Source data
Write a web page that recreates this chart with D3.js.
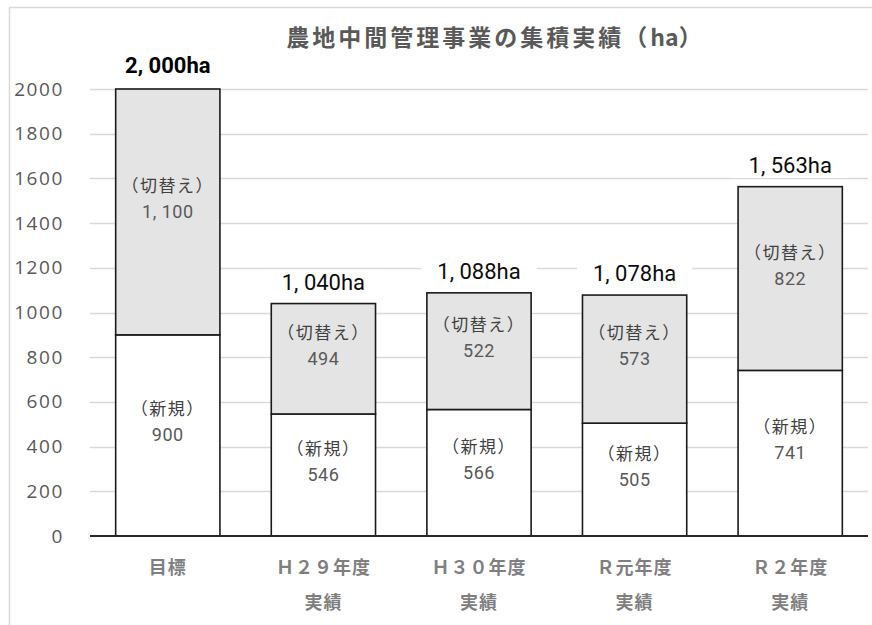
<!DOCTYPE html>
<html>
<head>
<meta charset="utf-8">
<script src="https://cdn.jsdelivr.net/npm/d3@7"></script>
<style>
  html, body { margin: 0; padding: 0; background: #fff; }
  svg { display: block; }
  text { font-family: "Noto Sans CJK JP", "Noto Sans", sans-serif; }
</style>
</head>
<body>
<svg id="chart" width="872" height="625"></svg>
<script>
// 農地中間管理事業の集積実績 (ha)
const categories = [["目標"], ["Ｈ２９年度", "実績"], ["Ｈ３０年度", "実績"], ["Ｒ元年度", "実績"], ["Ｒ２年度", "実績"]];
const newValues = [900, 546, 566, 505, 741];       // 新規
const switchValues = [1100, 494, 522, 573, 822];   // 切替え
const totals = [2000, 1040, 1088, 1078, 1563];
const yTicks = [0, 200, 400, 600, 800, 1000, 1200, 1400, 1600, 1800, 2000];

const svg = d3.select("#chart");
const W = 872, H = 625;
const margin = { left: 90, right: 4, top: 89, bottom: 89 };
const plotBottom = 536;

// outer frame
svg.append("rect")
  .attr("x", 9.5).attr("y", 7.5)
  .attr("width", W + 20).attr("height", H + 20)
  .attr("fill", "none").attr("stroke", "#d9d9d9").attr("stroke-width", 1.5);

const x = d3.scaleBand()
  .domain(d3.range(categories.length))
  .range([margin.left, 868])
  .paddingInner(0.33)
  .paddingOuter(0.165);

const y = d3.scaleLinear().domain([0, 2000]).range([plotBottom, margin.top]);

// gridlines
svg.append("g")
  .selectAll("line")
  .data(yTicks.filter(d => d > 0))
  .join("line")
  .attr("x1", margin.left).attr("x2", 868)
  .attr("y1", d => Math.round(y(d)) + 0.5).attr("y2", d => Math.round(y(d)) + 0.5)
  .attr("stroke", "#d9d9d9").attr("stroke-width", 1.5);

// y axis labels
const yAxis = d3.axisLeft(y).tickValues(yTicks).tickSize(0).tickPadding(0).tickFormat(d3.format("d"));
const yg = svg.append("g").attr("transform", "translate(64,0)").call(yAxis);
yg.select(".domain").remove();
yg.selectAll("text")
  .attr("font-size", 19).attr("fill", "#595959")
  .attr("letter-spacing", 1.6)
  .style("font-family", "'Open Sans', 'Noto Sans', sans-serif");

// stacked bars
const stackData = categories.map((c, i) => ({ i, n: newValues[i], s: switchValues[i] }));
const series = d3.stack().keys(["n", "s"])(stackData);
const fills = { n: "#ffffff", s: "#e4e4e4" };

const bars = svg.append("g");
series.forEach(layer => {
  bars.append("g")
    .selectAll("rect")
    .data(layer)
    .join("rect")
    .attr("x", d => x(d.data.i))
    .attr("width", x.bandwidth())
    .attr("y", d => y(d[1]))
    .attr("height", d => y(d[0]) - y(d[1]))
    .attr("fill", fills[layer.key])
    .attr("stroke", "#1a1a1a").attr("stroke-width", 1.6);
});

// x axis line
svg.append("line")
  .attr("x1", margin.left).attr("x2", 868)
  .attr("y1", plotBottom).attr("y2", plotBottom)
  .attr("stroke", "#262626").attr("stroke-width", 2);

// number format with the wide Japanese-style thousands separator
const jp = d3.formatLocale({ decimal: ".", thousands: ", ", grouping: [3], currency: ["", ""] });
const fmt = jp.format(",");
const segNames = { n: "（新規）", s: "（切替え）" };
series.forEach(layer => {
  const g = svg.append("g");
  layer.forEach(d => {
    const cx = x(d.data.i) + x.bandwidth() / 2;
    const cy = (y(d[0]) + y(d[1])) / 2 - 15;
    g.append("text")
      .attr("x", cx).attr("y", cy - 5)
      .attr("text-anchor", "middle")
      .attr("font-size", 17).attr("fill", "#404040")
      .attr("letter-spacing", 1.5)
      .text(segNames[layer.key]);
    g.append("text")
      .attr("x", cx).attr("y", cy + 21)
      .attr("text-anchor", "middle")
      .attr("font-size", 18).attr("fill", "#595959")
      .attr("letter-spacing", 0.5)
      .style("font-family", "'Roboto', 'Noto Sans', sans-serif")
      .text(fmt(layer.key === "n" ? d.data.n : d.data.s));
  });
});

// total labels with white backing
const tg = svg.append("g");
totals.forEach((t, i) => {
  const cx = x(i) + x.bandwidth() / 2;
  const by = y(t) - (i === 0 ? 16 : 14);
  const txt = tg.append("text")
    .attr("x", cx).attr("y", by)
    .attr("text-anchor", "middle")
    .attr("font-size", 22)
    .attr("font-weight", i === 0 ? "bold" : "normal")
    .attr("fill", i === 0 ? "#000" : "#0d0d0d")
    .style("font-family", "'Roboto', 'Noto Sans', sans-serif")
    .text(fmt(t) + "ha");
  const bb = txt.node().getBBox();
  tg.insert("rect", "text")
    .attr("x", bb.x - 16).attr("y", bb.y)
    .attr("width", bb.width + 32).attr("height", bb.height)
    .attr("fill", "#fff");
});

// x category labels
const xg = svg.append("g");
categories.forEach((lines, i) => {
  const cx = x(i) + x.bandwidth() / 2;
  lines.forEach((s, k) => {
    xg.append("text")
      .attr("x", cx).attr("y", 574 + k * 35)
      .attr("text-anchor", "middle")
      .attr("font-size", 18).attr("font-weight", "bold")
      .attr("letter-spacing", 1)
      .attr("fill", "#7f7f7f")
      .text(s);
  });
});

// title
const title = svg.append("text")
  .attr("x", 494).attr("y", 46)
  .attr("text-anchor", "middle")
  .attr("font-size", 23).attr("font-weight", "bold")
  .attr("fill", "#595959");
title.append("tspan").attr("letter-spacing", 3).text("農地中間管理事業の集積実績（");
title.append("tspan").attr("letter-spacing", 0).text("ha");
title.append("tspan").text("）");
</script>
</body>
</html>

Given task
Leave the pictures out and reproduce exactly the lines from the top of the listing above through the line with "const plotBottom = 536;".

Solution to this task
Write a web page that recreates this chart with D3.js.
<!DOCTYPE html>
<html>
<head>
<meta charset="utf-8">
<script src="https://cdn.jsdelivr.net/npm/d3@7"></script>
<style>
  html, body { margin: 0; padding: 0; background: #fff; }
  svg { display: block; }
  text { font-family: "Noto Sans CJK JP", "Noto Sans", sans-serif; }
</style>
</head>
<body>
<svg id="chart" width="872" height="625"></svg>
<script>
// 農地中間管理事業の集積実績 (ha)
const categories = [["目標"], ["Ｈ２９年度", "実績"], ["Ｈ３０年度", "実績"], ["Ｒ元年度", "実績"], ["Ｒ２年度", "実績"]];
const newValues = [900, 546, 566, 505, 741];       // 新規
const switchValues = [1100, 494, 522, 573, 822];   // 切替え
const totals = [2000, 1040, 1088, 1078, 1563];
const yTicks = [0, 200, 400, 600, 800, 1000, 1200, 1400, 1600, 1800, 2000];

const svg = d3.select("#chart");
const W = 872, H = 625;
const margin = { left: 90, right: 4, top: 89, bottom: 89 };
const plotBottom = 536;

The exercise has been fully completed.